Directive: Copy each line of the entries beneath that contains the word "this".

Source code of charts
:::

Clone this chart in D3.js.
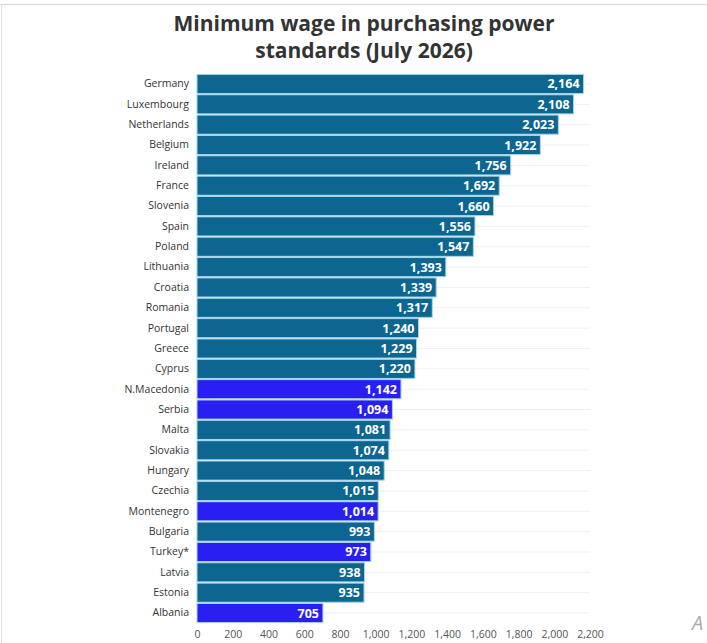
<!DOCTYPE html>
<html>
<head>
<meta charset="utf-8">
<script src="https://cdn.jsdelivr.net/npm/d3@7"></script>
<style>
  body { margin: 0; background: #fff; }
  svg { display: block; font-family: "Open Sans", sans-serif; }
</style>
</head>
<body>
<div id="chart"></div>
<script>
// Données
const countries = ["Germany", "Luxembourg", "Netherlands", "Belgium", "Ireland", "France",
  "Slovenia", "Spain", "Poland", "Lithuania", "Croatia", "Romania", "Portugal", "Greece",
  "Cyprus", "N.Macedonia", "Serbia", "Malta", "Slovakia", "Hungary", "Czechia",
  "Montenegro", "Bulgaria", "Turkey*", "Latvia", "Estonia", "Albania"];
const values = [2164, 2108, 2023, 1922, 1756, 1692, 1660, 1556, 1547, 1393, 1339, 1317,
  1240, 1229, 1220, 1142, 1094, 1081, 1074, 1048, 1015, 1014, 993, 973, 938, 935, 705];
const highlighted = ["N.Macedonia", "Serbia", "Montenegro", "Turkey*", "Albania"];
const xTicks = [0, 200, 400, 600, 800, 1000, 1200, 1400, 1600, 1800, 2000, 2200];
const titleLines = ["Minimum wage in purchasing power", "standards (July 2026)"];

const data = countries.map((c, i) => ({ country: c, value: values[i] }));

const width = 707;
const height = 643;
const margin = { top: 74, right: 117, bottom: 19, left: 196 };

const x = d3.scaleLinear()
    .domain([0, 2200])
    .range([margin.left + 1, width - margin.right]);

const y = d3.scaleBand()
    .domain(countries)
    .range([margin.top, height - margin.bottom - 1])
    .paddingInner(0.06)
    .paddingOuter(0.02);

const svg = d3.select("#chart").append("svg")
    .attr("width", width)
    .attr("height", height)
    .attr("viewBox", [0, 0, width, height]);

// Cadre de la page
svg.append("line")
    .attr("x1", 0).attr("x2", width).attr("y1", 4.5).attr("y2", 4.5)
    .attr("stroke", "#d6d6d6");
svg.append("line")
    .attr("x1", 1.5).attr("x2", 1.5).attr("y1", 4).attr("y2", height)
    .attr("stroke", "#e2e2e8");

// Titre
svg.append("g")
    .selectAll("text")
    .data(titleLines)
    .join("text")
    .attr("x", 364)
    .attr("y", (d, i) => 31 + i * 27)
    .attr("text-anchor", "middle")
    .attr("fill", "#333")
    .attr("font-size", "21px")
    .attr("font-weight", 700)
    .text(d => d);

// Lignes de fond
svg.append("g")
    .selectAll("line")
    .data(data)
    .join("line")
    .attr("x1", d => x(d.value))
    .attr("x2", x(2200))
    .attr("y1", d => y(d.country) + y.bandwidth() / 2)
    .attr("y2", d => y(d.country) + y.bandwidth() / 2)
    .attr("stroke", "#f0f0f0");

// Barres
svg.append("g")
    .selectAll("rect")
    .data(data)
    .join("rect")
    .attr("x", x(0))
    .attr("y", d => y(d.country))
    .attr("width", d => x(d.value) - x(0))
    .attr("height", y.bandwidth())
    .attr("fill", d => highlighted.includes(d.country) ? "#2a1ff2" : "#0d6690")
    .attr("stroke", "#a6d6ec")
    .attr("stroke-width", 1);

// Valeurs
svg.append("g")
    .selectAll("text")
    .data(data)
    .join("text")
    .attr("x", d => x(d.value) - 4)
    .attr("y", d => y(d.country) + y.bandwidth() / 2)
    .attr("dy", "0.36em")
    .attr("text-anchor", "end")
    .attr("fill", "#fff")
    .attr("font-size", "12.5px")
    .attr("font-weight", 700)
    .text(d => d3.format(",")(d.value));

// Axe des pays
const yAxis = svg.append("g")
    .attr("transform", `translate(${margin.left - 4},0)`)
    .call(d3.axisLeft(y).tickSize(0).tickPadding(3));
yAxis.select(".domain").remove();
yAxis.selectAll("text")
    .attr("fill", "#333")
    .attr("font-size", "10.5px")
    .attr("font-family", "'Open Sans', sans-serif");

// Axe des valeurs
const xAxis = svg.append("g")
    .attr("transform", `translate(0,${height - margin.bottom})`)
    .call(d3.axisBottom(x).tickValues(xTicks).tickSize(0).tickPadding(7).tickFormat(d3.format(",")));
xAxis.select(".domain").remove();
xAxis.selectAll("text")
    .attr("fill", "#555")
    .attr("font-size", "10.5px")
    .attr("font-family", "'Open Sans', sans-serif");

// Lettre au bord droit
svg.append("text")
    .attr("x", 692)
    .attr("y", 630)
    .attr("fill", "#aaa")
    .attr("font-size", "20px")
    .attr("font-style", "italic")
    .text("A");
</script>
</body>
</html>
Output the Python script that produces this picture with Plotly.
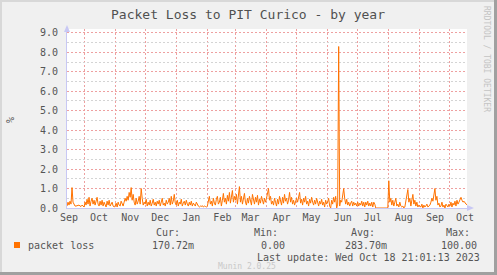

:::

Right answer:
Clone this chart in D3.js.
Output the Python script that produces this picture with Plotly.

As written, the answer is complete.